Tom McCarthy tampak ingin membuat kisah ini terasa heartfelt dan mengandalkan inti yang kuat, alhasil ia menjauhkan sappy things yang sebenarnya dapat digunakan sebagai bumbu dramatisasi lebih lanjut. Tom McCarthy ingin menjaga kesan realistic tetap dominan meski dampaknya beberapa konflik progressnya jadi terasa seperti dadakan, meski berhasil dicover dengan pesona karakter yang kuat. Penggambaran hidup yang “brutal” berhasil ditampilkan dengan baik oleh Matt Damon, karakternya adalah bom waktu tapi dikemas down-to-earth dengan baik oleh Damon. Sedangkan Abigail Breslin menjalankan fungsi Allison dengan baik, begitupula Camille Cottin sebagai tiang asing bagi Bill untuk dapat tetap berdiri tegap. Perannya memang tidak besar tapi Lilou Siauvaud berhasil mencuri perhatian di beberapa momen.
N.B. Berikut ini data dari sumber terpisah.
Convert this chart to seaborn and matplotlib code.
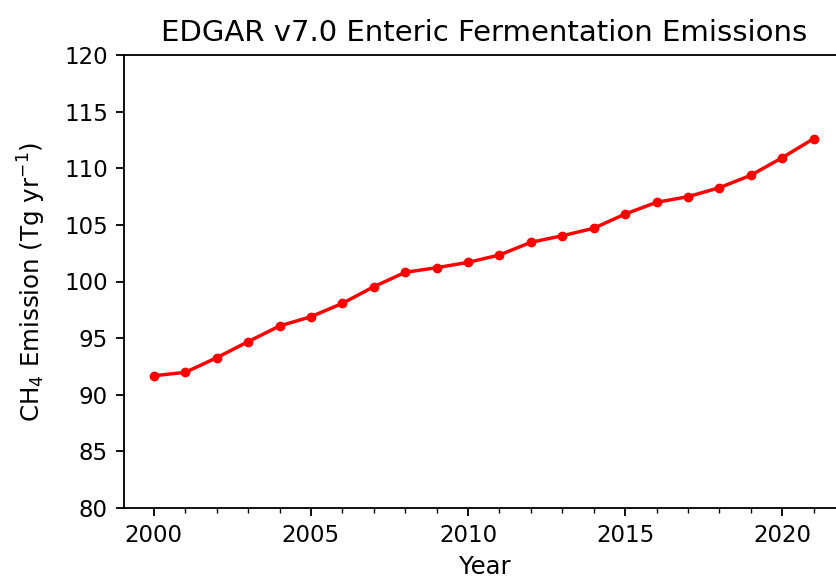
import matplotlib
matplotlib.use("Agg")
import matplotlib.pyplot as plt
import seaborn as sns
import pandas as pd
from matplotlib.ticker import MultipleLocator

years = list(range(2000, 2022))
emissions = [91.68, 91.98, 93.27, 94.69, 96.07, 96.89, 98.07, 99.54, 100.81, 101.22,
             101.69, 102.34, 103.46, 104.04, 104.70, 105.96, 106.99, 107.49, 108.28,
             109.38, 110.93, 112.61]
title = "EDGAR v7.0 Enteric Fermentation Emissions"
xlabel = "Year"
ylabel = r"CH$_4$ Emission (Tg yr$^{-1}$)"

plt.rcParams['font.family'] = ['DejaVu Sans']

df = pd.DataFrame({"Year": years, "Emission": emissions})

DPI = 165
fig = plt.figure(figsize=(836 / DPI, 579 / DPI), dpi=DPI)
ax = fig.add_axes([124/836, 1-508/579, (845-124)/836, (508-55)/579])
sns.lineplot(data=df, x="Year", y="Emission", ax=ax, color="red", marker=".",
             markersize=7, linewidth=1.5, markeredgecolor="red")

ax.set_xlim(1999.05, 2022)
ax.set_ylim(80, 120)
ax.xaxis.set_major_locator(MultipleLocator(5))
ax.xaxis.set_minor_locator(MultipleLocator(1))
ax.yaxis.set_major_locator(MultipleLocator(5))
ax.tick_params(axis='both', which='major', labelsize=10)
ax.set_title(title, fontsize=12.7)
ax.set_xlabel(xlabel, fontsize=10.6, labelpad=3.5)
ax.set_ylabel(ylabel, fontsize=10.7, labelpad=7)

fig.savefig("out.png", dpi=DPI)
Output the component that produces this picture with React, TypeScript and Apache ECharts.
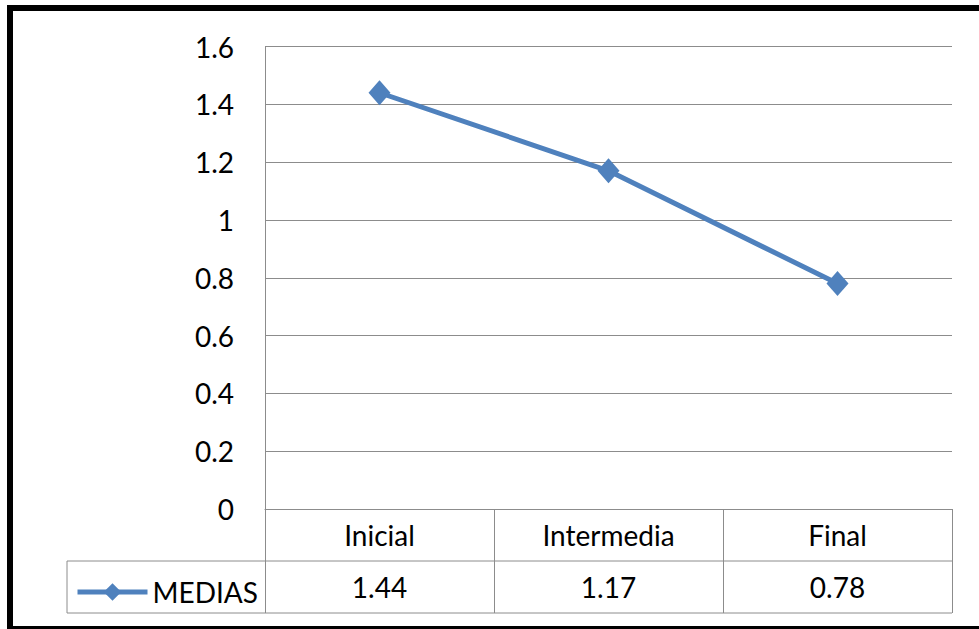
import React, { useEffect, useRef } from "react";
import * as echarts from "echarts";

const categories = ["Inicial", "Intermedia", "Final"];
const medias = [1.44, 1.17, 0.78];
const seriesName = "MEDIAS";
const yMin = 0;
const yMax = 1.6;
const yStep = 0.2;

const FONT = "Lato, 'Noto Sans', sans-serif";
const BLUE = "#4F81BD";
const GRID_GRAY = "#8c8c8c";

export default function App() {
  const ref = useRef<HTMLDivElement>(null);

  useEffect(() => {
    if (!ref.current) return;
    const chart = echarts.init(ref.current, undefined, { renderer: "svg" });

    const gridLeft = 265;
    const gridRight = 27;
    const gridTop = 46.5;
    const gridBottom = 120;
    const W = 979;
    const H = 629;
    const axisY = H - gridBottom; // y of the zero line
    const rowH = 52;
    const tableLeft = 67;
    const tableRight = W - gridRight;

    chart.setOption({
      animation: false,
      backgroundColor: "#ffffff",
      textStyle: { fontFamily: FONT },
      grid: { left: gridLeft, right: gridRight, top: gridTop, bottom: gridBottom },
      legend: {
        left: 70,
        top: axisY + rowH + 12,
        padding: 5,
        itemWidth: 70,
        itemHeight: 22,
        itemGap: 0,
        lineStyle: { width: 5, color: BLUE },
        textStyle: { fontSize: 28, color: "#000", fontFamily: FONT, padding: [0, 0, 0, 0] },
        data: [seriesName],
      },
      xAxis: [
        {
          type: "category",
          data: categories,
          boundaryGap: true,
          axisLine: { show: true, lineStyle: { color: GRID_GRAY, width: 1 } },
          axisTick: { show: true, interval: 0, length: rowH * 2, lineStyle: { color: GRID_GRAY, width: 1 } },
          axisLabel: { interval: 0, margin: 12, fontSize: 28, color: "#000", fontFamily: FONT },
          splitLine: { show: false },
        },
        {
          type: "category",
          data: medias.map((v) => v.toFixed(2)),
          position: "bottom",
          offset: rowH,
          boundaryGap: true,
          axisLine: { show: false },
          axisTick: { show: false },
          axisLabel: { interval: 0, margin: 12, fontSize: 28, color: "#000", fontFamily: FONT },
        },
      ],
      yAxis: {
        type: "value",
        min: yMin,
        max: yMax,
        interval: yStep,
        axisLine: { show: true, lineStyle: { color: GRID_GRAY, width: 1 } },
        axisTick: { show: false },
        axisLabel: { margin: 31, fontSize: 28, color: "#000", fontFamily: FONT },
        splitLine: { show: true, lineStyle: { color: GRID_GRAY, width: 1 } },
      },
      series: [
        {
          name: seriesName,
          type: "line",
          data: medias,
          symbol: "diamond",
          symbolSize: [22, 25],
          lineStyle: { color: BLUE, width: 5 },
          itemStyle: { color: BLUE },
        },
      ],
      graphic: [
        // data table rules around the legend cell
        {
          type: "line",
          shape: { x1: tableLeft, y1: axisY + rowH, x2: tableRight, y2: axisY + rowH },
          style: { stroke: GRID_GRAY, lineWidth: 1 },
        },
        {
          type: "line",
          shape: { x1: tableLeft, y1: axisY + rowH * 2, x2: tableRight, y2: axisY + rowH * 2 },
          style: { stroke: GRID_GRAY, lineWidth: 1 },
        },
        {
          type: "line",
          shape: { x1: tableLeft, y1: axisY + rowH, x2: tableLeft, y2: axisY + rowH * 2 },
          style: { stroke: GRID_GRAY, lineWidth: 1 },
        },
        // outer black frame
        {
          type: "rect",
          shape: { x: 10, y: 8, width: 1000, height: 621 },
          style: { fill: "none", stroke: "#000", lineWidth: 6 },
          z: 100,
        },
      ],
    });

    return () => chart.dispose();
  }, []);

  return (
    <div
      ref={ref}
      style={{ position: "fixed", left: 0, top: 0, width: 979, height: 629, background: "#fff" }}
    />
  );
}
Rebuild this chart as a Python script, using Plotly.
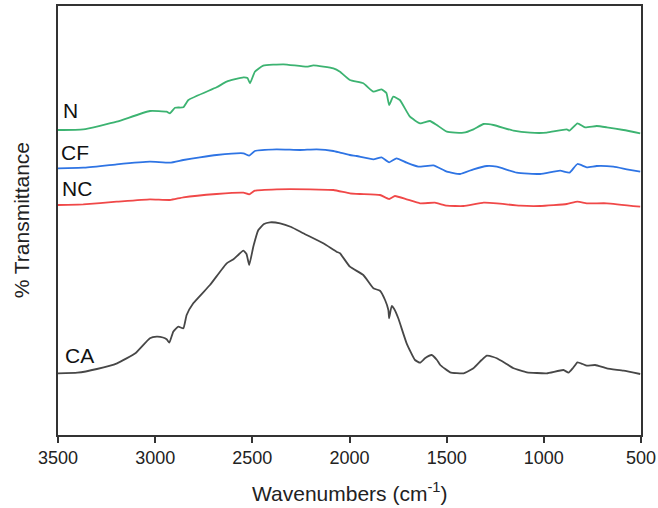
import plotly.graph_objects as go

# ---- data (wavenumber cm^-1, transmittance in arbitrary offset units) ----
ca_w = [3500, 3400, 3300, 3196, 3100, 3027, 2992, 2960, 2941, 2927, 2907, 2881, 2855, 2838, 2804,
        2718, 2632, 2597, 2546, 2530, 2516, 2495, 2469, 2440, 2409, 2357, 2300, 2238, 2135, 2067,
        2049, 1998, 1929, 1877, 1843, 1817, 1800, 1796, 1783, 1770, 1749, 1706, 1663, 1637, 1610,
        1577, 1550, 1533, 1482, 1413, 1362, 1320, 1293, 1260, 1242, 1200, 1156, 1087, 985, 899,
        873, 850, 827, 800, 779, 736, 676, 590, 504]
ca_t = [61.7, 62.3, 66.0, 71.7, 82.0, 96.7, 98.3, 97.5, 95.7, 92.3, 103.3, 108.3, 106.7, 120.0, 131.7,
        150.0, 171.7, 175.7, 184.3, 181.0, 170.0, 188.3, 205.0, 211.0, 212.7, 211.7, 208.0, 201.7, 191.7, 183.3,
        181.7, 168.3, 160.0, 146.7, 144.3, 135.0, 125.0, 116.7, 129.0, 126.0, 116.7, 91.7, 75.0, 72.3, 77.0,
        80.0, 75.0, 70.0, 62.7, 61.7, 66.7, 75.0, 79.3, 78.0, 76.7, 72.0, 66.7, 62.7, 61.7, 65.0,
        62.3, 67.0, 72.7, 71.0, 69.3, 70.0, 66.7, 64.3, 61.0]

n_w = [3500, 3370, 3198, 3027, 2941, 2924, 2898, 2855, 2829, 2684, 2632, 2546, 2525, 2512, 2487,
       2444, 2340, 2220, 2186, 2083, 2049, 1998, 1929, 1877, 1835, 1810, 1796, 1775, 1741, 1689,
       1637, 1586, 1551, 1499, 1413, 1362, 1310, 1259, 1156, 1070, 985, 882, 868, 827, 788,
       728, 676, 590, 504]
n_t = [305.0, 305.7, 313.3, 324.0, 323.3, 321.7, 327.3, 327.7, 335.0, 347.7, 353.3, 357.7, 357.0, 351.7, 363.3,
       369.3, 370.7, 368.3, 369.7, 366.7, 363.3, 355.0, 351.7, 343.3, 345.7, 342.0, 330.0, 338.3, 335.0, 318.3,
       311.7, 314.0, 310.0, 303.3, 302.3, 305.7, 311.0, 310.0, 304.3, 302.3, 302.3, 305.7, 304.3, 311.7, 307.7,
       309.0, 307.7, 305.0, 301.7]

cf_w = [3500, 3370, 3198, 3027, 2924, 2855, 2770, 2684, 2546, 2516, 2487, 2375, 2255, 2169, 2083,
        2049, 1998, 1963, 1877, 1835, 1796, 1758, 1706, 1646, 1568, 1499, 1431, 1362, 1293, 1242,
        1139, 1019, 916, 868, 827, 779, 728, 642, 573, 504]
cf_t = [266.7, 267.3, 270.7, 273.3, 272.3, 275.0, 277.7, 280.0, 281.7, 279.3, 284.0, 285.7, 285.0, 285.7, 284.0,
        282.3, 280.0, 279.0, 275.7, 277.7, 272.7, 276.7, 272.3, 268.3, 269.7, 263.3, 261.0, 265.7, 269.0, 268.3,
        262.3, 261.0, 264.3, 262.3, 271.0, 267.7, 269.0, 268.3, 265.7, 263.3]

nc_w = [3500, 3370, 3198, 3027, 2924, 2855, 2684, 2546, 2516, 2487, 2375, 2203, 2083, 1998, 1947,
        1843, 1796, 1766, 1706, 1637, 1560, 1499, 1413, 1310, 1242, 1122, 1019, 882, 827, 779,
        676, 504]
nc_t = [230.0, 230.7, 233.3, 235.7, 235.0, 237.7, 241.0, 242.3, 240.7, 244.3, 245.7, 245.7, 245.0, 241.7, 241.0,
        240.0, 236.0, 239.0, 235.7, 231.7, 232.3, 229.3, 229.0, 232.3, 231.7, 229.3, 229.0, 231.0, 233.3, 231.7,
        231.7, 228.3]

series_names = ["N", "CF", "NC", "CA"]
label_pos_w = [3438, 3412, 3402, 3387]
label_pos_t = [325, 283, 247, 80]
x_ticks = [3500, 3000, 2500, 2000, 1500, 1000, 500]

colors = {"N": "#3cb371", "CF": "#2e74e4", "NC": "#f04848", "CA": "#474747"}
data = {"N": (n_w, n_t), "CF": (cf_w, cf_t), "NC": (nc_w, nc_t), "CA": (ca_w, ca_t)}

FONT = "Arial, 'Liberation Sans', sans-serif"

fig = go.Figure()
for name in series_names:
    w, t = data[name]
    fig.add_trace(go.Scatter(x=w, y=t, mode="lines", name=name,
                             line=dict(color=colors[name], width=1.8, shape="spline", smoothing=0.4),
                             showlegend=False))

for name, lw, lt in zip(series_names, label_pos_w, label_pos_t):
    fig.add_annotation(x=lw, y=lt, xref="x", yref="y", text=name, showarrow=False,
                       font=dict(family=FONT, size=21, color="#111111"), xanchor="center", yanchor="middle")

fig.add_annotation(x=0.5, y=-0.133, xref="paper", yref="paper", text="Wavenumbers (cm<sup>-1</sup>)",
                   showarrow=False, font=dict(family=FONT, size=21, color="#222222"),
                   xanchor="center", yanchor="middle")
fig.add_annotation(x=-0.062, y=0.5, xref="paper", yref="paper", text="% Transmittance",
                   showarrow=False, textangle=-90, font=dict(family=FONT, size=21, color="#222222"),
                   xanchor="center", yanchor="middle")

fig.update_xaxes(range=[3500, 500], tickvals=x_ticks, ticktext=[str(v) for v in x_ticks],
                 ticks="outside", ticklen=6, tickwidth=1.5, tickcolor="#333333",
                 showline=True, linecolor="#333333", linewidth=1.5, mirror=True,
                 showgrid=False, zeroline=False, automargin=False,
                 tickfont=dict(family=FONT, size=18, color="#222222"))
fig.update_yaxes(range=[0, 429], showticklabels=False, ticks="",
                 showline=True, linecolor="#333333", linewidth=1.5, mirror=True,
                 showgrid=False, zeroline=False, automargin=False)

fig.update_layout(width=658, height=508, margin=dict(l=58, r=17, t=6, b=73, autoexpand=False),
                  paper_bgcolor="white", plot_bgcolor="white",
                  font=dict(family=FONT))

fig.write_html("out.html", config={"displayModeBar": False},
               post_script="document.body.style.margin='0';document.body.style.overflow='hidden';")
Overall, ‘Stillwateradalah film yang memuaskan. Memang doesn't quite hit the high notes di akhir jika fokus penonton hanya tertuju pada proses membebaskan Allison saja, namun jika kamu mengarahkan spotlight pada perjuangan emosi dan gejolak batin di dalam diri Bill maka ini akan menjadi sebuah character study yang menarik, karena ia punya karakter dengan pesona yang oke serta tentu saja arahan dari Tom McCarthy yang piawai dalam mengendalikan tiap elemen agar memiliki sensitive and kompleksitas yang terasa tepat guna di dalam kisah tentang finding peace dengan kedok mencari keadilan itu. Good one. Segmented.